Bienvenidos los treinta

Cuando nos alcanzan los treinta, volvemos a ser los mismos insoportables pubertos miedosos que no soportan ver como todo, absolutamente todo, se lo va llevando la mismísima chingada

Norman Alburquerque

Llegaron los muy temibles treinta. No pude evitarlo y punto. Están aquí con un montón de sensaciones y cambios inimaginables. Muchos me dijeron que eran como los segundos veinte, pero con dinero. Lo dudo. Más bien son como una segunda y más agresiva pubertad.  
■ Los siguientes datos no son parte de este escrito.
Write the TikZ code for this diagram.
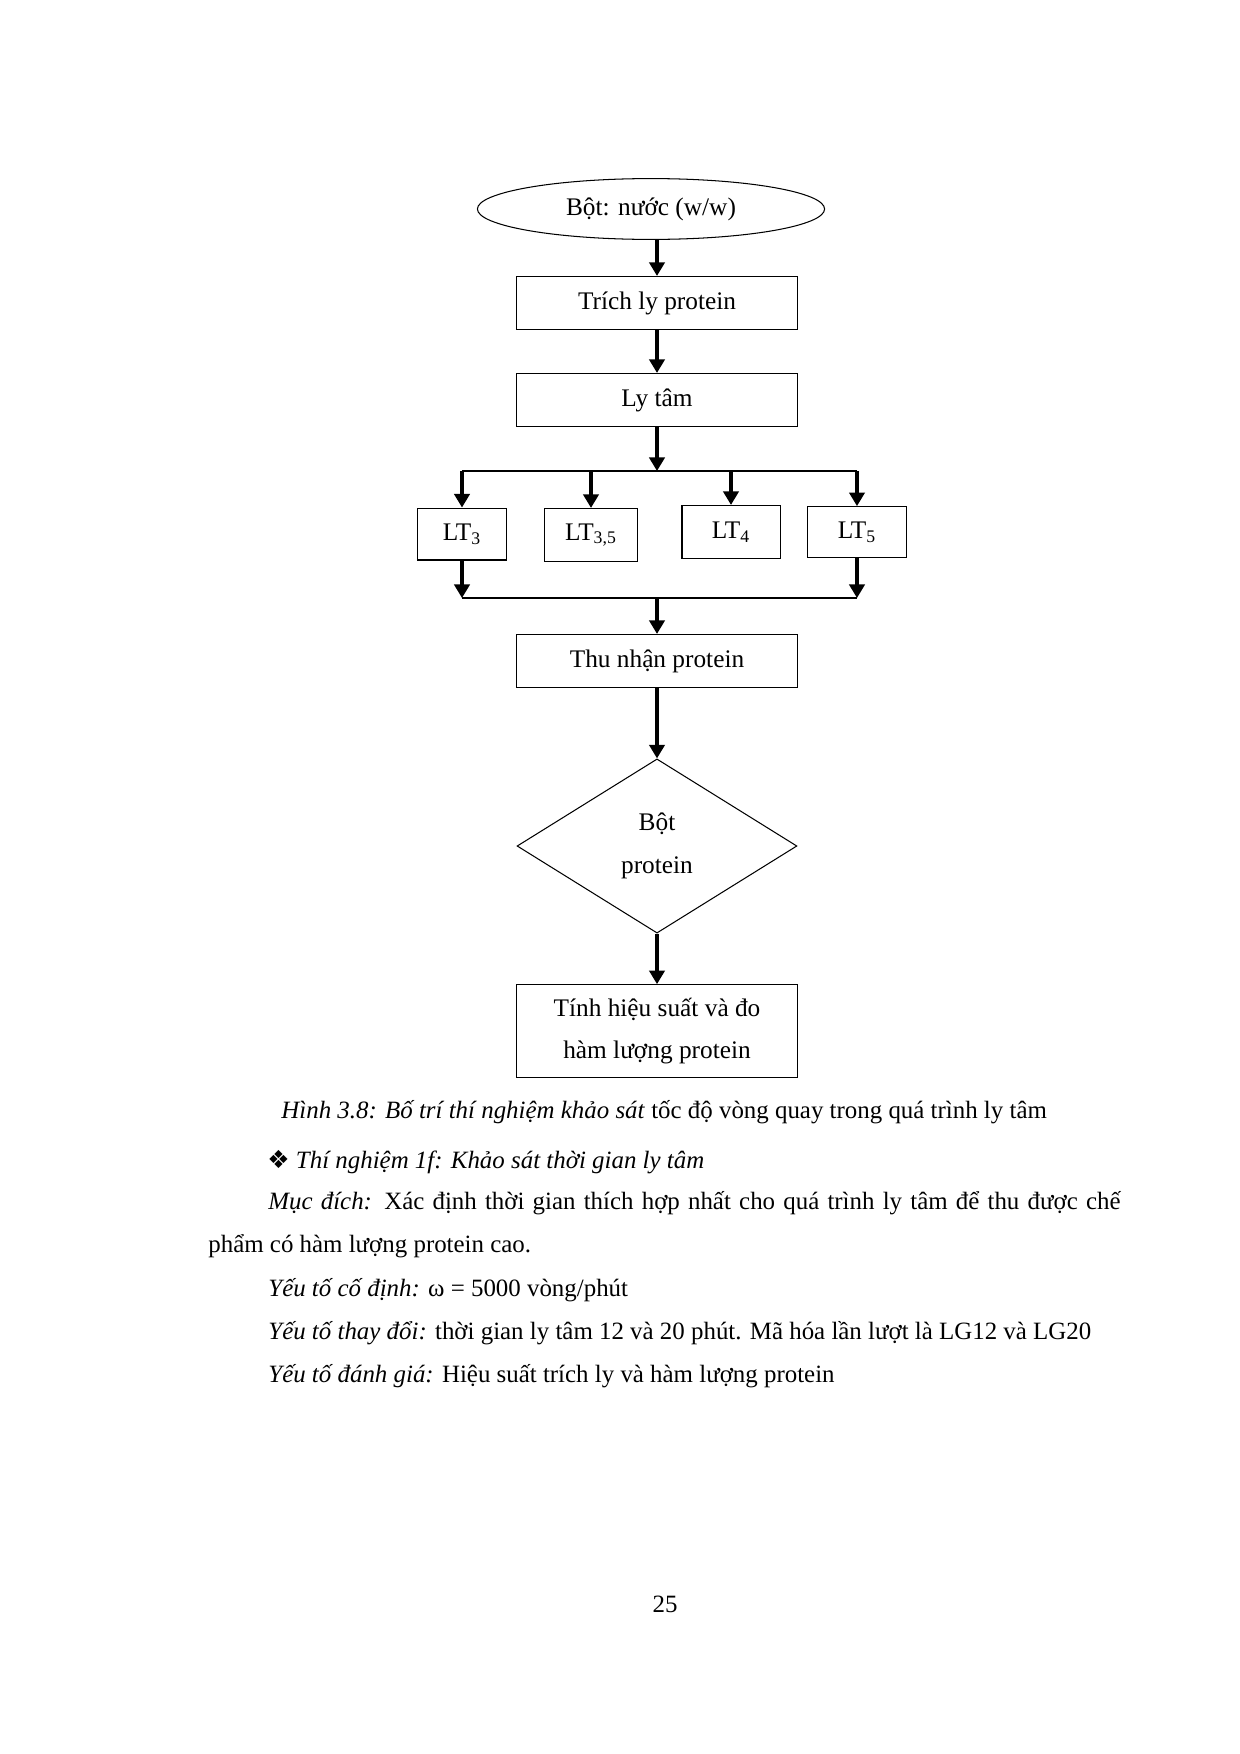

Pienso, por ejemplo, en el cuerpo. Como en la pubertad, el cuerpo -otra vez- sufre cambios muy notorios: el pecho, que alguna vez fue firme y voluptuoso, pierde su firmeza; el abdomen vuelve a su estado amorfo y a la menor provocación adopta una forma cómicamente esférica, y, por si fuera poco, el cuello se pierde entre la hinchazón y el ensanchamiento de la cara. De pronto te miras en el espejo y observas tus anteojos gruesos, tus bigotes disparejos y tus dientes manchados. Ya no eres joven.
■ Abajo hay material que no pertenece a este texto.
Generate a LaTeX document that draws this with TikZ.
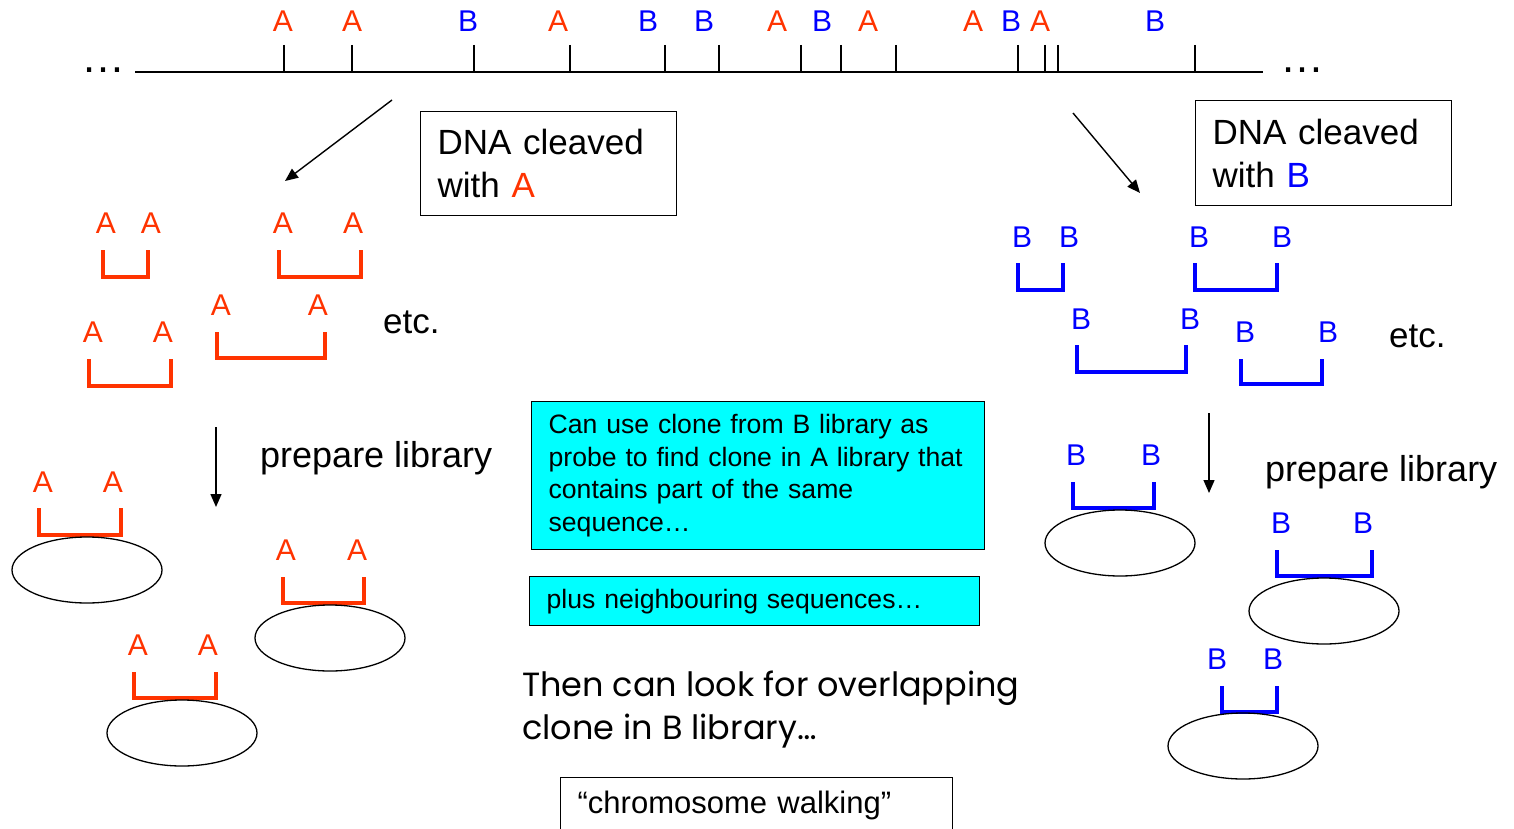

Créeme cuando digo que eso no es lo peor. Las crisis existenciales se intensifican, pues adquieres conciencia de la salvajez del tiempo. Una mañana descubres que los días no duran lo que tienen que durar; de un momento a otro, pasaron no uno ni dos ni tres, sino 50 o 60 años, estás completamente solo, sentado en un sillón con una estrellita plateada en el centro del respaldo, rodeado por un montón de estúpidos y horribles gatos, esperando angustiosamente la muerte, sin saber qué fue lo que pasó, ni cómo llegaste ahí. No sólo ya no eres joven, tienes que lidiar con la insoportable impermanencia de la vida.

Bienaventurados los miserables veinteañeros porque ellos no se tienen que preocupar por la impermanencia de las cosas. La impermanencia es la materialización de todos nuestros miedos. Es tan real como la “eme” impresa de nuestras manos.
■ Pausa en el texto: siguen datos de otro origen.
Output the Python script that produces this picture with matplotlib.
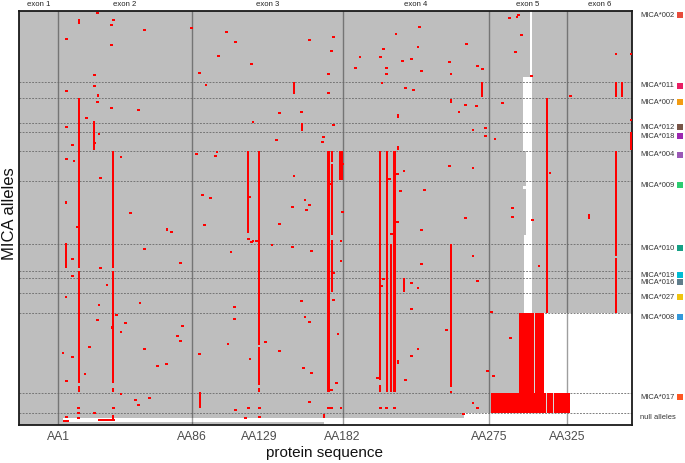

Cuando cumplimos treinta comenzamos a preocuparnos por la lentísima digestión, la edad metabólica, la aparición espontánea de la alopecia, el hígado graso y los triglicéridos altos, el colesterol, la diabetes o el cáncer de próstata, además de todo aquello que amenaza la supervivencia del cuerpo.

Y eso no es lo peor. Cuando llegan los treinta, la incertidumbre económica, el alza de los energéticos, las polémicas decisiones del cabecita de algodón, las precarias condiciones laborales, el narco-estado, las desapariciones forzadas, los Legionarios de Cristo y su justificable gusto por los niños, los 18 pesos de la tortilla, la falta de seguridad social, los elevadísimos costos de la vivienda, los nuevos fundamentalismos religiosos que fomentan los golpes de Estado en América Latina, los créditos bancarios, las pensiones, la twitter-política de Trump, la alharaca de los ProVida y ProFamilia encabezada por la diputada Elsa Méndez, el outsourcing y la subcontratación ilegal y sobre todo el SAT y su nueva reforma fiscal, son los nuevos fantasmas que nos quitan el sueño.

En fin. Cuando nos alcanzan los treinta, volvemos a ser los mismos insoportables pubertos miedosos que no soportan ver como todo, absolutamente todo, se lo va llevando la mismísima chingada.